Una cosa che conosci bene e venga giù liscia e piana.
Sii sincera, che le bugie ti fanno schifo.
Ho perso tempo per un
motivo stupido.
E comunque non lo so se lui mi ama.
Ora aggiusto
da giorni vecchi appunti senza l'entusiasmo
dell'inizio. Lavoro d'accétta, dico scrivilo e
basta: un inizio, una fine, e un po' di roba in mezzo. E comunque non lo so se lui mi ama.
Però non succede niente.
Allora ho un libro che uso come casa,
ci torno ogni volta che mi sento strana. S'intitola I beati anni del castigo ed
è scritto come un canto di sirena.
Ascolto la musica e mollo la
briglia, e capisco che è la calma che mi mortifica.
Ci sono due ragazze in un collegio
svizzero. Una è selvatica e s’immagina morta, l’altra è Frédérique e non parla.
La loro amicizia è inerte di abbracci, la loro obbedienza una colonia di germi.
Hanno il disgusto e il talento degli idoli, e forse Frédérique è anche pazza. Parla
feroce fissando il vuoto, inclina alla forca, non tiene alla vita e non si preserva.
Magari per voi è stupida e
pazienza, però per me è bellissima. C'è qualcosa di assoluto e di imprendibile in certi esseri, sembra una lontananza dal mondo, dai vivi ma sembra anche il segno di chi subisce un potere che non conosciamo.
L’adolescenza è un inventario di presagi, ha già dentro un cimitero.
Fleur Jaeggy scrive cosmogonie
inquiete con l’autorità di una sfinge. Ha un vocabolario così minimo e austero
da sembrare una formula. Tende i nervi alla sottrazione: l’allegria diventa un
fronzolo, il dolore una bussola. Non ha paura dei mostri, paga il biglietto per
vederli. Cammina sola nel bosco, batte a macchina e dice che la convalescenza
non può avere fine, perché la malattia è cronica.

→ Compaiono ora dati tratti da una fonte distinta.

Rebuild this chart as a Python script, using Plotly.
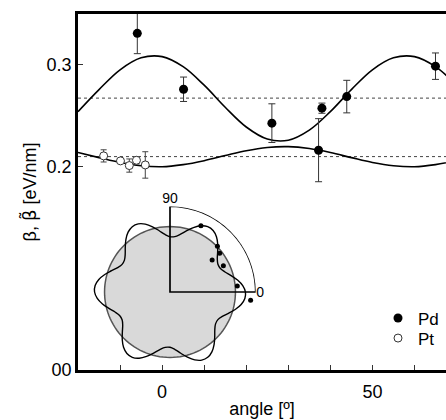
import plotly.graph_objects as go

# ---------------- data ----------------
# Pd measurements (filled circles)
pd_angle = [-5.9, 5.1, 26.1, 37.2, 38.0, 43.9, 65.0]
pd_beta = [0.331, 0.276, 0.2427, 0.2161, 0.2574, 0.2688, 0.2987]
pd_err = [0.020, 0.012, 0.019, 0.031, 0.005, 0.016, 0.013]

# Pt measurements (open circles)
pt_angle = [-13.9, -9.9, -7.8, -6.1, -4.0]
pt_beta = [0.2105, 0.2056, 0.2010, 0.2062, 0.2016]
pt_err = [0.006, 0.002, 0.0065, 0.0036, 0.013]

# fitted curves, read every 5 degrees
curve_angle = [-20, -15, -10, -5, 0, 5, 10, 15, 20, 25, 30, 35, 40, 45, 50, 55, 60, 65, 70]
pd_curve = [0.2540, 0.2757, 0.2951, 0.3069, 0.3081, 0.2982, 0.2800, 0.2583, 0.2389, 0.2271,
            0.2259, 0.2358, 0.2540, 0.2757, 0.2951, 0.3069, 0.3081, 0.2982, 0.2800]
pt_curve = [0.2138, 0.2088, 0.2040, 0.2008, 0.1998, 0.2019, 0.2058, 0.2108, 0.2156, 0.2188,
            0.2196, 0.2177, 0.2138, 0.2088, 0.2040, 0.2008, 0.1998, 0.2019, 0.2058]

# mean values (dotted lines)
pd_mean = 0.2673
pt_mean = 0.2098

# axis ticks
x_ticks = [-20, -10, 0, 10, 20, 30, 40, 50, 60]
x_ticklabels = ["", "", "0", "", "", "", "", "50", ""]
y_ticks = [0.0, 0.2, 0.3]
y_ticklabels = ["00", "0.2", "0.3"]

# inset: one 60-degree period of the Pd fit (angles 0..55) repeated for 6-fold symmetry
period_angle = [0, 5, 10, 15, 20, 25, 30, 35, 40, 45, 50, 55]
period_pd = pd_curve[4:16]
polar_range = 0.35

FONT = "Liberation Sans, Arial, sans-serif"

fig = go.Figure()

# fitted curves
fig.add_trace(go.Scatter(x=curve_angle, y=pd_curve, mode="lines", line=dict(color="black", width=1.6, shape="spline"),
                         showlegend=False, hoverinfo="skip"))
fig.add_trace(go.Scatter(x=curve_angle, y=pt_curve, mode="lines", line=dict(color="black", width=1.6, shape="spline"),
                         showlegend=False, hoverinfo="skip"))

# data points
fig.add_trace(go.Scatter(x=pd_angle, y=pd_beta, mode="markers", name="Pd", legend="legend",
                         marker=dict(color="black", size=9, symbol="circle"),
                         error_y=dict(type="data", array=pd_err, color="#333", thickness=1, width=3.5)))
fig.add_trace(go.Scatter(x=pt_angle, y=pt_beta, mode="markers", name="Pt", legend="legend2",
                         marker=dict(color="white", size=8, symbol="circle", line=dict(color="#333", width=1)),
                         error_y=dict(type="data", array=pt_err, color="#444", thickness=1, width=3)))

# mean dotted lines
for m in (pd_mean, pt_mean):
    fig.add_shape(type="line", xref="paper", x0=0, x1=1, yref="y", y0=m, y1=m,
                  line=dict(color="#444", width=1, dash="dot"), layer="below")

# ---------------- inset polar ----------------
theta_full = [a + 60 * k for k in range(6) for a in period_angle] + [360]
r_full = period_pd * 6 + [period_pd[0]]
circ_theta = list(range(0, 361, 3))
circ_r = [pd_mean] * len(circ_theta)

fig.add_trace(go.Scatterpolar(r=circ_r, theta=circ_theta, mode="lines", fill="toself",
                              fillcolor="#d9d9d9", line=dict(color="#555", width=1.5),
                              showlegend=False, hoverinfo="skip", subplot="polar"))
fig.add_trace(go.Scatterpolar(r=r_full, theta=theta_full, mode="lines",
                              line=dict(color="black", width=1.4, shape="spline"),
                              showlegend=False, hoverinfo="skip", subplot="polar"))
# quarter frame
arc_theta = list(range(90, -1, -2))
frame_theta = arc_theta + [0, 90]
frame_r = [polar_range] * len(arc_theta) + [0, polar_range]
fig.add_trace(go.Scatterpolar(r=frame_r, theta=frame_theta, mode="lines",
                              line=dict(color="black", width=1.7),
                              showlegend=False, hoverinfo="skip", subplot="polar"))
fig.add_trace(go.Scatterpolar(r=pd_beta, theta=pd_angle, mode="markers",
                              marker=dict(color="black", size=5),
                              showlegend=False, hoverinfo="skip", subplot="polar"))

# geometry
W, H = 446, 420
ml, mr, mt, mb = 78, 0, 14, 30
pw, ph = W - ml - mr, H - mt - mb
axis_bottom_px = 370
cx, cy, rad = 170, 292, 85.7

def px_x(p):
    return (p - ml) / pw

def px_y(p):
    return (H - mb - p) / ph

leg_common = dict(xanchor="left", yanchor="top", bgcolor="rgba(0,0,0,0)", font=dict(size=17),
                  itemsizing="trace")

fig.update_layout(
    width=W, height=H,
    margin=dict(l=ml, r=mr, t=mt, b=mb, pad=0),
    paper_bgcolor="white", plot_bgcolor="white",
    font=dict(family=FONT, size=18, color="black"),
    showlegend=True,
    legend=dict(x=px_x(378), y=px_y(300.5), **leg_common),
    legend2=dict(x=px_x(378), y=px_y(320.5), **leg_common),
    xaxis=dict(range=[-20, 67.5], tickvals=x_ticks, ticktext=x_ticklabels, ticks="inside", ticklen=5,
               tickwidth=1, tickcolor="#333", showline=True, linecolor="black", linewidth=2.5, mirror=True,
               showgrid=False, zeroline=False, domain=[0, 1], ticklabelstandoff=4,
               title=dict(text="angle [º]", font=dict(size=18), standoff=2)),
    yaxis=dict(range=[0, 0.35], tickvals=y_ticks, ticktext=y_ticklabels, ticks="inside", ticklen=5,
               tickwidth=1, tickcolor="#333", showline=True, linecolor="black", linewidth=2.5, mirror=False,
               showgrid=False, zeroline=False,
               domain=[px_y(axis_bottom_px), 1],
               title=dict(text='β, <span style="font-family:DejaVu Sans">β̃</span> [eV/nm]',
                          font=dict(size=18), standoff=6)),
    polar=dict(
        domain=dict(x=[px_x(cx - rad), px_x(cx + rad)],
                    y=[px_y(cy + rad), px_y(cy - rad)]),
        bgcolor="rgba(0,0,0,0)",
        radialaxis=dict(range=[0, polar_range], visible=False, showgrid=False),
        angularaxis=dict(tickvals=[0, 90], ticktext=["0", "90"], ticks="", showline=False, showgrid=False,
                         rotation=0, direction="counterclockwise", tickfont=dict(size=14)),
    ),
)

fig.write_html("out.html")
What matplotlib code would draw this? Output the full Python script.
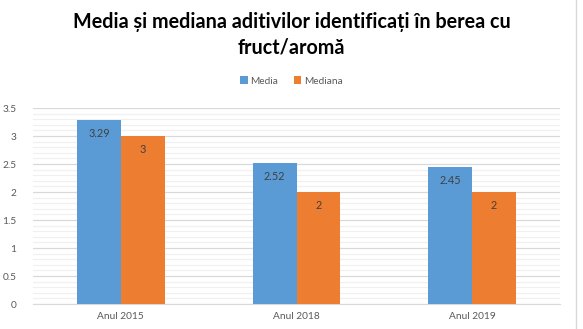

Se non hai un po’ d’ascesi
dissociata, una serie di cadute, magagne, emicranie, ruggine, cure di chemio o
in manicomio forse è difficile capire.
Però ogni volta che mi perdo la
rileggo e le do retta. Mi dice che è tutto a posto, di dare luce e acqua al
mostro. Ascoltarne la storia e metterla in riga. Nel senso di darle parola, non disciplina.